Return the lines that follow, exactly as they appear, from the first through the one containing "(142,250) -- (742,250);"; no pictures are to be included.
— begin —
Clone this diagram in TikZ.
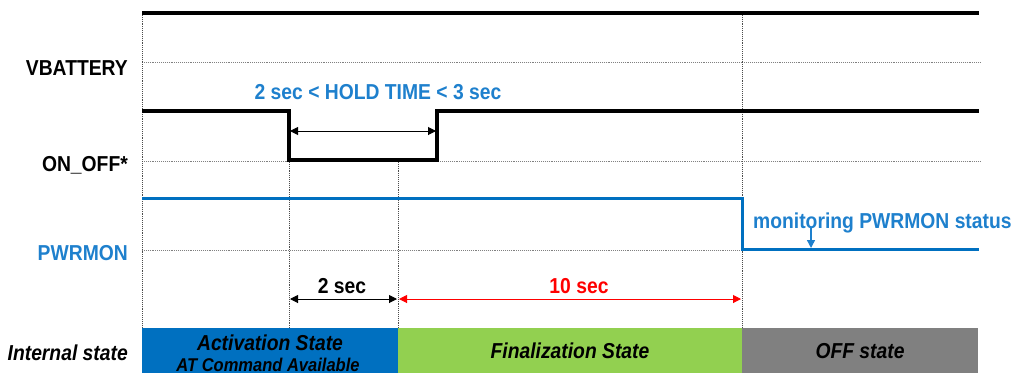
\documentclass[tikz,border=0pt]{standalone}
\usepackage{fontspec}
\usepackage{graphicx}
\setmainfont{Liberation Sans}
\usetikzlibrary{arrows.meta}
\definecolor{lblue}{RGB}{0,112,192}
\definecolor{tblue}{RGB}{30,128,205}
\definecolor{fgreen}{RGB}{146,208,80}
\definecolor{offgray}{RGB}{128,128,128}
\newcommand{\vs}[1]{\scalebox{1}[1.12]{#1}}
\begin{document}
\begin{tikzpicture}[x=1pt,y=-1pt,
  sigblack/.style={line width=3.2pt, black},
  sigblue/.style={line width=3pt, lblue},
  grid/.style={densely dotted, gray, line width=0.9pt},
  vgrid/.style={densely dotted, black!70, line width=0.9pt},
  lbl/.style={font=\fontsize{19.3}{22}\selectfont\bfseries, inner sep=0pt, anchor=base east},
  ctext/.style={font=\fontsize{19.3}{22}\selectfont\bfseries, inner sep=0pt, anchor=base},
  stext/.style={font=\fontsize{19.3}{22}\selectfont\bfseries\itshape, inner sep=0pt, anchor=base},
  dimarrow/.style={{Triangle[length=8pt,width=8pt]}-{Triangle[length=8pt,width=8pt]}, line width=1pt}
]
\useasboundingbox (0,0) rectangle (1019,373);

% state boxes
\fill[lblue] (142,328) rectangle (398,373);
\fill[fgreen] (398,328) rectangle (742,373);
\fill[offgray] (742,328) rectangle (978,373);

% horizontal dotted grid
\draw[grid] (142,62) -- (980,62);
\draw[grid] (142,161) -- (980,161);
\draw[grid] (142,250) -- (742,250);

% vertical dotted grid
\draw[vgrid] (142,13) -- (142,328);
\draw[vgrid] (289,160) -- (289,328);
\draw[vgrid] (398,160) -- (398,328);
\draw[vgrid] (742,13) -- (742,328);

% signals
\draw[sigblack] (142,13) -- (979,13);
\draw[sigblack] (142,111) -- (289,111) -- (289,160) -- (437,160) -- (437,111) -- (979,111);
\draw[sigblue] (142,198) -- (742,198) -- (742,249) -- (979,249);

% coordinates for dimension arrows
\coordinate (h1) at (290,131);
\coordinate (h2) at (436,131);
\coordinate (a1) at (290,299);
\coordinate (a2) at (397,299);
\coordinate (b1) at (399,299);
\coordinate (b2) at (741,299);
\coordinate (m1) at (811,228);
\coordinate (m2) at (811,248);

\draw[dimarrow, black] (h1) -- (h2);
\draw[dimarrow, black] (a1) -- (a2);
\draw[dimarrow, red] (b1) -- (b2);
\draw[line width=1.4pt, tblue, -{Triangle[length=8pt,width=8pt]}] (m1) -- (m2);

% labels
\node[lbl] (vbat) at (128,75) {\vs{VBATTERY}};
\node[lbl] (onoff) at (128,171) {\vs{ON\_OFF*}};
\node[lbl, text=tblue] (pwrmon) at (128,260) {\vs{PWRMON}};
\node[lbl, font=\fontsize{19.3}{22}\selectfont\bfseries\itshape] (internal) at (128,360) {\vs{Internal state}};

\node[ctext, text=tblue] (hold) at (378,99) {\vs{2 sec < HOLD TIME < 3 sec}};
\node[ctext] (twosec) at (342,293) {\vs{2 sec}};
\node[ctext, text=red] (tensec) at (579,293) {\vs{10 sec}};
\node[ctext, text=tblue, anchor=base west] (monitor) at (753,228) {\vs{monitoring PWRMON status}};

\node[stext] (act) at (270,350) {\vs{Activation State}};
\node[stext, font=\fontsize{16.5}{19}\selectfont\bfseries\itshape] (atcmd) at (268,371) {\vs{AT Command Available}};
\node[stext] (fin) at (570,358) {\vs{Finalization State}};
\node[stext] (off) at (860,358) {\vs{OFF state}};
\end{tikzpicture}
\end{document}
— end —
▶ Written reply
Clone this diagram in TikZ.
\documentclass[tikz,border=0pt]{standalone}
\usepackage{fontspec}
\usepackage{graphicx}
\setmainfont{Liberation Sans}
\usetikzlibrary{arrows.meta}
\definecolor{lblue}{RGB}{0,112,192}
\definecolor{tblue}{RGB}{30,128,205}
\definecolor{fgreen}{RGB}{146,208,80}
\definecolor{offgray}{RGB}{128,128,128}
\newcommand{\vs}[1]{\scalebox{1}[1.12]{#1}}
\begin{document}
\begin{tikzpicture}[x=1pt,y=-1pt,
  sigblack/.style={line width=3.2pt, black},
  sigblue/.style={line width=3pt, lblue},
  grid/.style={densely dotted, gray, line width=0.9pt},
  vgrid/.style={densely dotted, black!70, line width=0.9pt},
  lbl/.style={font=\fontsize{19.3}{22}\selectfont\bfseries, inner sep=0pt, anchor=base east},
  ctext/.style={font=\fontsize{19.3}{22}\selectfont\bfseries, inner sep=0pt, anchor=base},
  stext/.style={font=\fontsize{19.3}{22}\selectfont\bfseries\itshape, inner sep=0pt, anchor=base},
  dimarrow/.style={{Triangle[length=8pt,width=8pt]}-{Triangle[length=8pt,width=8pt]}, line width=1pt}
]
\useasboundingbox (0,0) rectangle (1019,373);

% state boxes
\fill[lblue] (142,328) rectangle (398,373);
\fill[fgreen] (398,328) rectangle (742,373);
\fill[offgray] (742,328) rectangle (978,373);

% horizontal dotted grid
\draw[grid] (142,62) -- (980,62);
\draw[grid] (142,161) -- (980,161);
\draw[grid] (142,250) -- (742,250);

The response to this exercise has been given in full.